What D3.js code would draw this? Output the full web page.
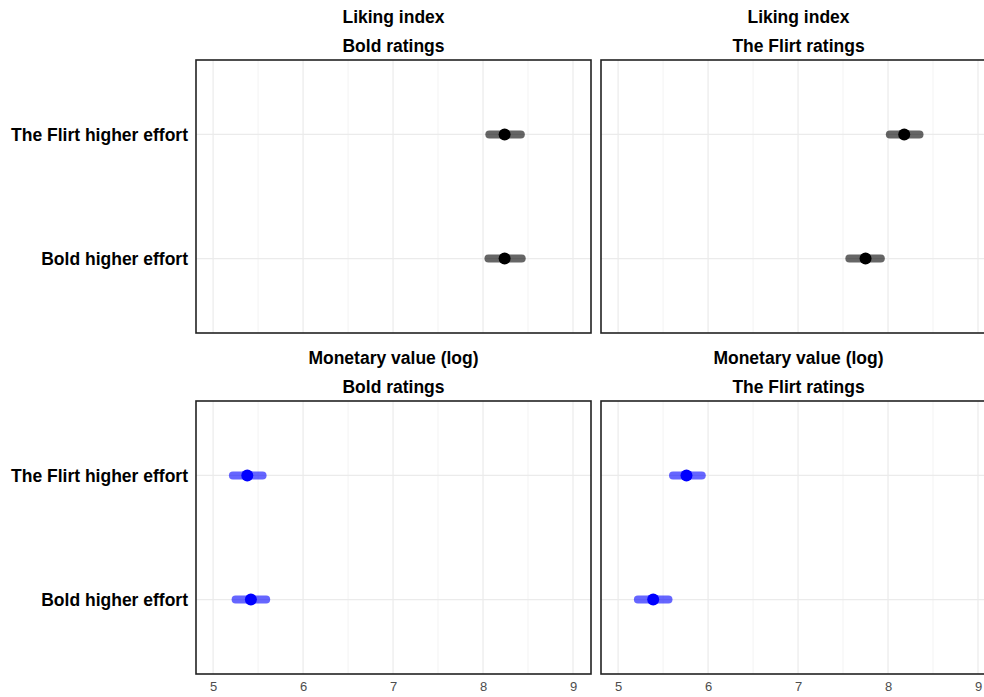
<!DOCTYPE html>
<html>
<head>
<meta charset="utf-8">
<script src="https://cdn.jsdelivr.net/npm/d3@7"></script>
<style>
  body { margin: 0; background: #fff; }
  svg { display: block; font-family: "Liberation Sans", Arial, sans-serif; }
</style>
</head>
<body>
<div id="chart"></div>
<script>
// data
var measures = ["Liking index", "Monetary value (log)"]
var ratings = ["Bold ratings", "The Flirt ratings"]
var conditions = ["The Flirt higher effort", "Bold higher effort"]
var xTicks = [5, 6, 7, 8, 9]

// one entry per panel: [measure, rating, condition, estimate, low, high]
var estimates = [
  ["Liking index", "Bold ratings", "The Flirt higher effort", 8.24, 8.07, 8.42],
  ["Liking index", "Bold ratings", "Bold higher effort", 8.24, 8.06, 8.43],
  ["Liking index", "The Flirt ratings", "The Flirt higher effort", 8.18, 8.02, 8.35],
  ["Liking index", "The Flirt ratings", "Bold higher effort", 7.75, 7.57, 7.92],
  ["Monetary value (log)", "Bold ratings", "The Flirt higher effort", 5.38, 5.22, 5.55],
  ["Monetary value (log)", "Bold ratings", "Bold higher effort", 5.42, 5.25, 5.59],
  ["Monetary value (log)", "The Flirt ratings", "The Flirt higher effort", 5.76, 5.61, 5.93],
  ["Monetary value (log)", "The Flirt ratings", "Bold higher effort", 5.39, 5.22, 5.56]
]
var measureColors = { "Liking index": "#000000", "Monetary value (log)": "#0000ff" }

var width = 984, height = 697
var svg = d3.select("#chart").append("svg")
  .attr("width", width).attr("height", height)

var panelW = 395, panelH = 273
var panelX = [196, 601]
var panelY = [60, 401]
var titleSize = 17.5

var x = d3.scaleLinear().domain([4.81, 9.2]).range([0, panelW])
var y = d3.scalePoint().domain(conditions).range([0, panelH]).padding(0.6)

measures.forEach(function (m, mi) {
  ratings.forEach(function (r, ri) {
    var g = svg.append("g")
      .attr("transform", "translate(" + panelX[ri] + "," + panelY[mi] + ")")

    // strip titles
    g.append("text").attr("x", panelW / 2).attr("y", -37)
      .attr("text-anchor", "middle").attr("font-size", titleSize).attr("font-weight", "bold")
      .text(m)
    g.append("text").attr("x", panelW / 2).attr("y", -8)
      .attr("text-anchor", "middle").attr("font-size", titleSize).attr("font-weight", "bold")
      .text(r)

    // grid
    var minor = d3.range(4.5, 9.6, 1).filter(function (v) { return v > 4.81 && v < 9.2 })
    g.selectAll(".minor").data(minor).enter().append("line")
      .attr("x1", x).attr("x2", x).attr("y1", 0).attr("y2", panelH)
      .attr("stroke", "#f3f3f3").attr("stroke-width", 1)
    g.selectAll(".major").data(xTicks).enter().append("line")
      .attr("x1", x).attr("x2", x).attr("y1", 0).attr("y2", panelH)
      .attr("stroke", "#ebebeb").attr("stroke-width", 1.2)
    g.selectAll(".hgrid").data(conditions).enter().append("line")
      .attr("x1", 0).attr("x2", panelW).attr("y1", y).attr("y2", y)
      .attr("stroke", "#ebebeb").attr("stroke-width", 1.2)

    var rows = estimates.filter(function (d) { return d[0] === m && d[1] === r })
    var col = measureColors[m]
    g.selectAll(".ci").data(rows).enter().append("line")
      .attr("x1", function (d) { return x(d[4]) })
      .attr("x2", function (d) { return x(d[5]) })
      .attr("y1", function (d) { return y(d[2]) })
      .attr("y2", function (d) { return y(d[2]) })
      .attr("stroke", col).attr("stroke-opacity", 0.6)
      .attr("stroke-width", 8).attr("stroke-linecap", "round")
    g.selectAll(".pt").data(rows).enter().append("circle")
      .attr("cx", function (d) { return x(d[3]) })
      .attr("cy", function (d) { return y(d[2]) })
      .attr("r", 6).attr("fill", col)

    // border
    g.append("rect").attr("width", panelW).attr("height", panelH)
      .attr("fill", "none").attr("stroke", "#222").attr("stroke-width", 1.6)

    // y labels on left panels
    if (ri === 0) {
      g.selectAll(".ylab").data(conditions).enter().append("text")
        .attr("x", -8).attr("y", y).attr("dy", "0.35em")
        .attr("text-anchor", "end").attr("font-size", titleSize).attr("font-weight", "bold")
        .attr("fill", "#000")
        .text(function (d) { return d })
    }

    // x axis on bottom panels
    if (mi === 1) {
      var ax = g.append("g").attr("transform", "translate(0," + panelH + ")")
        .call(d3.axisBottom(x).tickValues(xTicks).tickSize(0).tickPadding(8).tickFormat(d3.format("d")))
      ax.select(".domain").remove()
      ax.selectAll("text").attr("font-size", 13).attr("fill", "#4d4d4d")
        .attr("font-family", "\"Liberation Sans\", Arial, sans-serif")
    }
  })
})
</script>
</body>
</html>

### Problem to work on
Set down again, exactly, the lines of the material above from its first line to the one with "var xTicks = [5, 6, 7, 8, 9]", inclusive. Leave the pictures out.

### Solution to the problem
What D3.js code would draw this? Output the full web page.
<!DOCTYPE html>
<html>
<head>
<meta charset="utf-8">
<script src="https://cdn.jsdelivr.net/npm/d3@7"></script>
<style>
  body { margin: 0; background: #fff; }
  svg { display: block; font-family: "Liberation Sans", Arial, sans-serif; }
</style>
</head>
<body>
<div id="chart"></div>
<script>
// data
var measures = ["Liking index", "Monetary value (log)"]
var ratings = ["Bold ratings", "The Flirt ratings"]
var conditions = ["The Flirt higher effort", "Bold higher effort"]
var xTicks = [5, 6, 7, 8, 9]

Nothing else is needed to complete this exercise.